* **OBJECTIVE**
Leave out the pictures and repeat the rest of the material exactly.

* **DATA BLOCK**
◆ ◆ ◆ ◆ ◆

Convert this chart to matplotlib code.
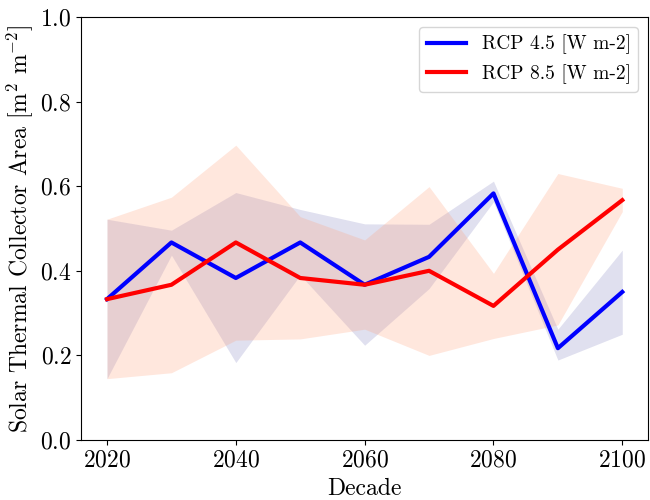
import numpy as np
import matplotlib
matplotlib.use("Agg")
import matplotlib.pyplot as plt

plt.rcParams['font.family'] = 'serif'
plt.rcParams['font.serif'] = ['cmr10']
plt.rcParams['mathtext.fontset'] = 'cm'
plt.rcParams['axes.formatter.use_mathtext'] = True

decades = [2020, 2030, 2040, 2050, 2060, 2070, 2080, 2090, 2100]

# RCP 4.5
rcp45 = [0.333, 0.467, 0.383, 0.467, 0.367, 0.433, 0.583, 0.217, 0.350]
rcp45_lo = [0.145, 0.437, 0.183, 0.390, 0.224, 0.358, 0.563, 0.189, 0.250]
rcp45_hi = [0.522, 0.496, 0.585, 0.545, 0.511, 0.510, 0.612, 0.262, 0.449]

# RCP 8.5
rcp85 = [0.333, 0.367, 0.467, 0.383, 0.367, 0.400, 0.317, 0.450, 0.567]
rcp85_lo = [0.145, 0.159, 0.236, 0.239, 0.262, 0.200, 0.240, 0.272, 0.540]
rcp85_hi = [0.522, 0.574, 0.697, 0.528, 0.473, 0.599, 0.394, 0.630, 0.595]

fig = plt.figure(figsize=(6.5, 5), dpi=100)
ax = fig.add_subplot(111)

ax.fill_between(decades, rcp45_lo, rcp45_hi, color='navy', alpha=0.12, linewidth=0)
ax.fill_between(decades, rcp85_lo, rcp85_hi, color='lightsalmon', alpha=0.25, linewidth=0)
ax.plot(decades, rcp45, color='blue', linewidth=3, label='RCP 4.5 [W m-2]')
ax.plot(decades, rcp85, color='red', linewidth=3, label='RCP 8.5 [W m-2]')

ax.set_ylim(0, 1)
ax.set_xticks([2020, 2040, 2060, 2080, 2100])
ax.tick_params(labelsize=17)
ax.set_xlabel('Decade', fontsize=17)
ax.set_ylabel(r'Solar Thermal Collector Area [m$^2$ m$^{-2}$]', fontsize=17)
ax.legend(loc='upper right', fontsize=14)

fig.subplots_adjust(left=0.125, right=0.997, bottom=0.12, top=0.966)
fig.savefig('out.png', dpi=100)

◆ ◆ ◆ ◆ ◆

* **SOLUTION TO THIS TASK**
Convert this chart to matplotlib code.
import numpy as np
import matplotlib
matplotlib.use("Agg")
import matplotlib.pyplot as plt

plt.rcParams['font.family'] = 'serif'
plt.rcParams['font.serif'] = ['cmr10']
plt.rcParams['mathtext.fontset'] = 'cm'
plt.rcParams['axes.formatter.use_mathtext'] = True

decades = [2020, 2030, 2040, 2050, 2060, 2070, 2080, 2090, 2100]

# RCP 4.5
rcp45 = [0.333, 0.467, 0.383, 0.467, 0.367, 0.433, 0.583, 0.217, 0.350]
rcp45_lo = [0.145, 0.437, 0.183, 0.390, 0.224, 0.358, 0.563, 0.189, 0.250]
rcp45_hi = [0.522, 0.496, 0.585, 0.545, 0.511, 0.510, 0.612, 0.262, 0.449]

# RCP 8.5
rcp85 = [0.333, 0.367, 0.467, 0.383, 0.367, 0.400, 0.317, 0.450, 0.567]
rcp85_lo = [0.145, 0.159, 0.236, 0.239, 0.262, 0.200, 0.240, 0.272, 0.540]
rcp85_hi = [0.522, 0.574, 0.697, 0.528, 0.473, 0.599, 0.394, 0.630, 0.595]

fig = plt.figure(figsize=(6.5, 5), dpi=100)
ax = fig.add_subplot(111)

ax.fill_between(decades, rcp45_lo, rcp45_hi, color='navy', alpha=0.12, linewidth=0)
ax.fill_between(decades, rcp85_lo, rcp85_hi, color='lightsalmon', alpha=0.25, linewidth=0)
ax.plot(decades, rcp45, color='blue', linewidth=3, label='RCP 4.5 [W m-2]')
ax.plot(decades, rcp85, color='red', linewidth=3, label='RCP 8.5 [W m-2]')

ax.set_ylim(0, 1)
ax.set_xticks([2020, 2040, 2060, 2080, 2100])
ax.tick_params(labelsize=17)
ax.set_xlabel('Decade', fontsize=17)
ax.set_ylabel(r'Solar Thermal Collector Area [m$^2$ m$^{-2}$]', fontsize=17)
ax.legend(loc='upper right', fontsize=14)

fig.subplots_adjust(left=0.125, right=0.997, bottom=0.12, top=0.966)
fig.savefig('out.png', dpi=100)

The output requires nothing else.